From Standard Oil to Alcoa to Microsoft, the state has accused the best and most efficient firms of being "predatory monopolies." Standard Oil was responsible for bringing down the price of a gallon of kerosene from 50¢ to a nickel, yet we read in the history books that John D. Rockefeller was "anti-consumer." Alcoa gained its market share by offering high-quality aluminum at the lowest prices in the market, yet we hear from government officials and economists alike that Alcoa was a "predatory monopoly."
Why do economists like Becker and others who say they favor free markets blindly support antitrust laws in all of their wretched excesses? I believe it is because they are working with a bad set of tools. Modern mainstream economics models firms and markets with mechanisms built upon the assumption that, over time, industries move from states of "near-perfect competition" to monopoly. As they become bigger and more productive, individual firms begin to grab a larger share of the market.
For example, the U.S. automobile industry began with a large number of very small firms that put out small numbers of cars, with consumers paying upwards of $20,000 apiece (in dollars of that time) for them. With the introduction of large-scale automobile manufacturing by Henry Ford in 1908, the number of cars produced daily increased immensely, and the price of a Ford Model T soon fell to about $300, making automobile travel readily available for thousands of Americans previously shut out of the market under the conditions of "perfect competition."
The typical "theory of the firm" tools used by mainstream economists simply do not explain this phenomenon. Such "tools" predict less efficiency, higher consumer prices, and fewer options for consumers when, in reality, the trend is toward more efficiency, lower prices, and better products.
Milton Friedman, in his 1953 paper "The Methodology of Positive Economics," said the purpose of economic theory is to "predict" events. What decides the accuracy of economic theory is not whether its assumptions are true and people have correctly organized those assumptions into a legitimate logical construct, but whether the "theory" predicts, no matter what the assumptions may be.

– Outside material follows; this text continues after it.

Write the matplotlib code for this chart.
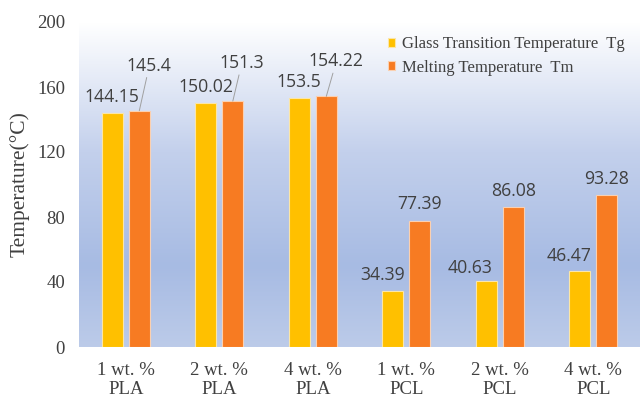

Unfortunately, even many of the highly touted "theories" used by mainstream economists simply don’t predict the real world very well. The "theory of the firm"—with its prediction that an industry inevitably moves from a "competitive" to a "monopolistic" state of affairs unless government intervenes—is one of the most egregious examples. To put it even more bluntly, such "theories" do not even pass the Friedman test, as specious as that test may be.
It seems to me that an economist as intelligent and as well-read as Becker would recognize the realities of antitrust law. Unfortunately, he is a prisoner of some bad theory that never should have been "theory" in the first place. In the end, Austrian economics, while not passing the Chicago "market test," passes the Chicago "prediction test," even while the Chicago theories do not. Go figure.